_DATA PROVIDED_
>> Start
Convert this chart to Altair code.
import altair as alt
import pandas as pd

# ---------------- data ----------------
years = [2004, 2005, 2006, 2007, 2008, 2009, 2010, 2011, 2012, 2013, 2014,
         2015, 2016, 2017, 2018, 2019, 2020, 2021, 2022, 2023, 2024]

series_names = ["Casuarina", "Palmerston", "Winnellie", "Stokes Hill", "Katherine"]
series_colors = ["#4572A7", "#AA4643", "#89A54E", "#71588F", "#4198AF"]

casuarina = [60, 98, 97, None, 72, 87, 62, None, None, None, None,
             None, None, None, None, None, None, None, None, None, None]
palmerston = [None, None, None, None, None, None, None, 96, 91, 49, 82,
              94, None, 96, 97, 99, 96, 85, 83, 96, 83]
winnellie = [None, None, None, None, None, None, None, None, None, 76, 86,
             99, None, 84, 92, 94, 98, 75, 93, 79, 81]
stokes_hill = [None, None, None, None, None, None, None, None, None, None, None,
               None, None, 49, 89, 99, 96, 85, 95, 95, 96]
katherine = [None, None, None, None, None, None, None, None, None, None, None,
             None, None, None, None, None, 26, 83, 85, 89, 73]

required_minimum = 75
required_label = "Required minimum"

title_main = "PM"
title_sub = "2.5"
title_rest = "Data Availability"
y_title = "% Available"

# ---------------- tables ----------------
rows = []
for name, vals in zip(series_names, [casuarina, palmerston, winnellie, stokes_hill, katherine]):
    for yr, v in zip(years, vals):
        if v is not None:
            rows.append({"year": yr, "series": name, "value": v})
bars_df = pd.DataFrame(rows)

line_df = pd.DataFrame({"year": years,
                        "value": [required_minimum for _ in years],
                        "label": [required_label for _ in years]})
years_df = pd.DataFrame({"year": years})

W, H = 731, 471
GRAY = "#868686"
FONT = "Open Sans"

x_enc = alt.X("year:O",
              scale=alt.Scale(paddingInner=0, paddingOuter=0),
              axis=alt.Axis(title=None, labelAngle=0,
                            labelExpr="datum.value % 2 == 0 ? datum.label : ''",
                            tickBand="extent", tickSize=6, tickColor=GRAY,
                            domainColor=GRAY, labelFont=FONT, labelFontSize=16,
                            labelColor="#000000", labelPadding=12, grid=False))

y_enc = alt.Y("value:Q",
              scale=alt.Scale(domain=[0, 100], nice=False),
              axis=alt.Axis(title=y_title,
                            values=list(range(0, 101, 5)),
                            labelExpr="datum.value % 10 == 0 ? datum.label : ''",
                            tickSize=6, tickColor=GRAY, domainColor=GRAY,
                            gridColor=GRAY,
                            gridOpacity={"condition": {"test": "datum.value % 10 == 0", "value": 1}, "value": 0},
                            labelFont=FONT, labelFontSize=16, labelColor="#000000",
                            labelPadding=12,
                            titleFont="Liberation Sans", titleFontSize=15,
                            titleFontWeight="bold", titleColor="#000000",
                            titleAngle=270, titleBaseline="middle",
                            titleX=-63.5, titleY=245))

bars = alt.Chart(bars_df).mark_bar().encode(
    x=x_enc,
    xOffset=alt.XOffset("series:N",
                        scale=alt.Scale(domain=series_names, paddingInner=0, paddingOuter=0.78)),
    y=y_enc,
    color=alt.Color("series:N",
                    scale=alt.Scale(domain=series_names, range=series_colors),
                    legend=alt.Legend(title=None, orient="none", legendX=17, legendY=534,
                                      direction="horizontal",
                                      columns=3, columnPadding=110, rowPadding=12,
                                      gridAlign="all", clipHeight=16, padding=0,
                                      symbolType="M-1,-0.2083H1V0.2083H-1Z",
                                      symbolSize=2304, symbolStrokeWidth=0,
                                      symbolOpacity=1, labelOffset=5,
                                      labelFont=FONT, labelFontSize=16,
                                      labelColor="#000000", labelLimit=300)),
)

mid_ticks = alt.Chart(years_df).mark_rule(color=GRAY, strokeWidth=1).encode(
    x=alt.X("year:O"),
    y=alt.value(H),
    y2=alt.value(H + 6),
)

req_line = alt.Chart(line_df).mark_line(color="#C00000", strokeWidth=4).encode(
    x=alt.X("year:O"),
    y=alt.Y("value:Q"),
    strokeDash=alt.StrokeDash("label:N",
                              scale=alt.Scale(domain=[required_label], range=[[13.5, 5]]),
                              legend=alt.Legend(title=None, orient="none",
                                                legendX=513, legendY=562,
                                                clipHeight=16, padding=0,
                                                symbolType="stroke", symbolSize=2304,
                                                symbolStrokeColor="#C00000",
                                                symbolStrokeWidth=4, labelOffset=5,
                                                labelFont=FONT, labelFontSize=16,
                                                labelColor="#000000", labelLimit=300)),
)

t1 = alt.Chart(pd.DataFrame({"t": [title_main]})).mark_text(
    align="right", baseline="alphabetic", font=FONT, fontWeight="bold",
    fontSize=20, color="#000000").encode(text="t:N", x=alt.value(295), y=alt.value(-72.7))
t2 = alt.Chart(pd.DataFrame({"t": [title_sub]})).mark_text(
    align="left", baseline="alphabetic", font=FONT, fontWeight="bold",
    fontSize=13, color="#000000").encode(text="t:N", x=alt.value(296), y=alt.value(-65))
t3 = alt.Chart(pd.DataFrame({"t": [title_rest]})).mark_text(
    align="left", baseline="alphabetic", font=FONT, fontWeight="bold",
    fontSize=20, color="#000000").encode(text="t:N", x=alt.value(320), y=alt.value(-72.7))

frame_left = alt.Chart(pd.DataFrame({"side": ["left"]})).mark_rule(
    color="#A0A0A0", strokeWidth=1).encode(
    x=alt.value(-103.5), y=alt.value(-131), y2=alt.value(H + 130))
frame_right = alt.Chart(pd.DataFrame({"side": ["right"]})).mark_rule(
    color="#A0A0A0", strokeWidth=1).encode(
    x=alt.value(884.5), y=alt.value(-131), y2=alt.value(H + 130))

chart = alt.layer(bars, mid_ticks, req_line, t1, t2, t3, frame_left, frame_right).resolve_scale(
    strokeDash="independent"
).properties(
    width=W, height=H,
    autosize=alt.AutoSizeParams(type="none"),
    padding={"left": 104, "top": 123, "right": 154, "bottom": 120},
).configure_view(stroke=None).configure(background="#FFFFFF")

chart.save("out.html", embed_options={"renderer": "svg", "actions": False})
>> End
_WRITTEN INSTRUCTION_
Your task is to quote the listing above word for word.

_OUTPUT OF THE EXERCISE_
Convert this chart to Altair code.
import altair as alt
import pandas as pd

# ---------------- data ----------------
years = [2004, 2005, 2006, 2007, 2008, 2009, 2010, 2011, 2012, 2013, 2014,
         2015, 2016, 2017, 2018, 2019, 2020, 2021, 2022, 2023, 2024]

series_names = ["Casuarina", "Palmerston", "Winnellie", "Stokes Hill", "Katherine"]
series_colors = ["#4572A7", "#AA4643", "#89A54E", "#71588F", "#4198AF"]

casuarina = [60, 98, 97, None, 72, 87, 62, None, None, None, None,
             None, None, None, None, None, None, None, None, None, None]
palmerston = [None, None, None, None, None, None, None, 96, 91, 49, 82,
              94, None, 96, 97, 99, 96, 85, 83, 96, 83]
winnellie = [None, None, None, None, None, None, None, None, None, 76, 86,
             99, None, 84, 92, 94, 98, 75, 93, 79, 81]
stokes_hill = [None, None, None, None, None, None, None, None, None, None, None,
               None, None, 49, 89, 99, 96, 85, 95, 95, 96]
katherine = [None, None, None, None, None, None, None, None, None, None, None,
             None, None, None, None, None, 26, 83, 85, 89, 73]

required_minimum = 75
required_label = "Required minimum"

title_main = "PM"
title_sub = "2.5"
title_rest = "Data Availability"
y_title = "% Available"

# ---------------- tables ----------------
rows = []
for name, vals in zip(series_names, [casuarina, palmerston, winnellie, stokes_hill, katherine]):
    for yr, v in zip(years, vals):
        if v is not None:
            rows.append({"year": yr, "series": name, "value": v})
bars_df = pd.DataFrame(rows)

line_df = pd.DataFrame({"year": years,
                        "value": [required_minimum for _ in years],
                        "label": [required_label for _ in years]})
years_df = pd.DataFrame({"year": years})

W, H = 731, 471
GRAY = "#868686"
FONT = "Open Sans"

x_enc = alt.X("year:O",
              scale=alt.Scale(paddingInner=0, paddingOuter=0),
              axis=alt.Axis(title=None, labelAngle=0,
                            labelExpr="datum.value % 2 == 0 ? datum.label : ''",
                            tickBand="extent", tickSize=6, tickColor=GRAY,
                            domainColor=GRAY, labelFont=FONT, labelFontSize=16,
                            labelColor="#000000", labelPadding=12, grid=False))

y_enc = alt.Y("value:Q",
              scale=alt.Scale(domain=[0, 100], nice=False),
              axis=alt.Axis(title=y_title,
                            values=list(range(0, 101, 5)),
                            labelExpr="datum.value % 10 == 0 ? datum.label : ''",
                            tickSize=6, tickColor=GRAY, domainColor=GRAY,
                            gridColor=GRAY,
                            gridOpacity={"condition": {"test": "datum.value % 10 == 0", "value": 1}, "value": 0},
                            labelFont=FONT, labelFontSize=16, labelColor="#000000",
                            labelPadding=12,
                            titleFont="Liberation Sans", titleFontSize=15,
                            titleFontWeight="bold", titleColor="#000000",
                            titleAngle=270, titleBaseline="middle",
                            titleX=-63.5, titleY=245))

bars = alt.Chart(bars_df).mark_bar().encode(
    x=x_enc,
    xOffset=alt.XOffset("series:N",
                        scale=alt.Scale(domain=series_names, paddingInner=0, paddingOuter=0.78)),
    y=y_enc,
    color=alt.Color("series:N",
                    scale=alt.Scale(domain=series_names, range=series_colors),
                    legend=alt.Legend(title=None, orient="none", legendX=17, legendY=534,
                                      direction="horizontal",
                                      columns=3, columnPadding=110, rowPadding=12,
                                      gridAlign="all", clipHeight=16, padding=0,
                                      symbolType="M-1,-0.2083H1V0.2083H-1Z",
                                      symbolSize=2304, symbolStrokeWidth=0,
                                      symbolOpacity=1, labelOffset=5,
                                      labelFont=FONT, labelFontSize=16,
                                      labelColor="#000000", labelLimit=300)),
)

mid_ticks = alt.Chart(years_df).mark_rule(color=GRAY, strokeWidth=1).encode(
    x=alt.X("year:O"),
    y=alt.value(H),
    y2=alt.value(H + 6),
)

req_line = alt.Chart(line_df).mark_line(color="#C00000", strokeWidth=4).encode(
    x=alt.X("year:O"),
    y=alt.Y("value:Q"),
    strokeDash=alt.StrokeDash("label:N",
                              scale=alt.Scale(domain=[required_label], range=[[13.5, 5]]),
                              legend=alt.Legend(title=None, orient="none",
                                                legendX=513, legendY=562,
                                                clipHeight=16, padding=0,
                                                symbolType="stroke", symbolSize=2304,
                                                symbolStrokeColor="#C00000",
                                                symbolStrokeWidth=4, labelOffset=5,
                                                labelFont=FONT, labelFontSize=16,
                                                labelColor="#000000", labelLimit=300)),
)

t1 = alt.Chart(pd.DataFrame({"t": [title_main]})).mark_text(
    align="right", baseline="alphabetic", font=FONT, fontWeight="bold",
    fontSize=20, color="#000000").encode(text="t:N", x=alt.value(295), y=alt.value(-72.7))
t2 = alt.Chart(pd.DataFrame({"t": [title_sub]})).mark_text(
    align="left", baseline="alphabetic", font=FONT, fontWeight="bold",
    fontSize=13, color="#000000").encode(text="t:N", x=alt.value(296), y=alt.value(-65))
t3 = alt.Chart(pd.DataFrame({"t": [title_rest]})).mark_text(
    align="left", baseline="alphabetic", font=FONT, fontWeight="bold",
    fontSize=20, color="#000000").encode(text="t:N", x=alt.value(320), y=alt.value(-72.7))

frame_left = alt.Chart(pd.DataFrame({"side": ["left"]})).mark_rule(
    color="#A0A0A0", strokeWidth=1).encode(
    x=alt.value(-103.5), y=alt.value(-131), y2=alt.value(H + 130))
frame_right = alt.Chart(pd.DataFrame({"side": ["right"]})).mark_rule(
    color="#A0A0A0", strokeWidth=1).encode(
    x=alt.value(884.5), y=alt.value(-131), y2=alt.value(H + 130))

chart = alt.layer(bars, mid_ticks, req_line, t1, t2, t3, frame_left, frame_right).resolve_scale(
    strokeDash="independent"
).properties(
    width=W, height=H,
    autosize=alt.AutoSizeParams(type="none"),
    padding={"left": 104, "top": 123, "right": 154, "bottom": 120},
).configure_view(stroke=None).configure(background="#FFFFFF")

chart.save("out.html", embed_options={"renderer": "svg", "actions": False})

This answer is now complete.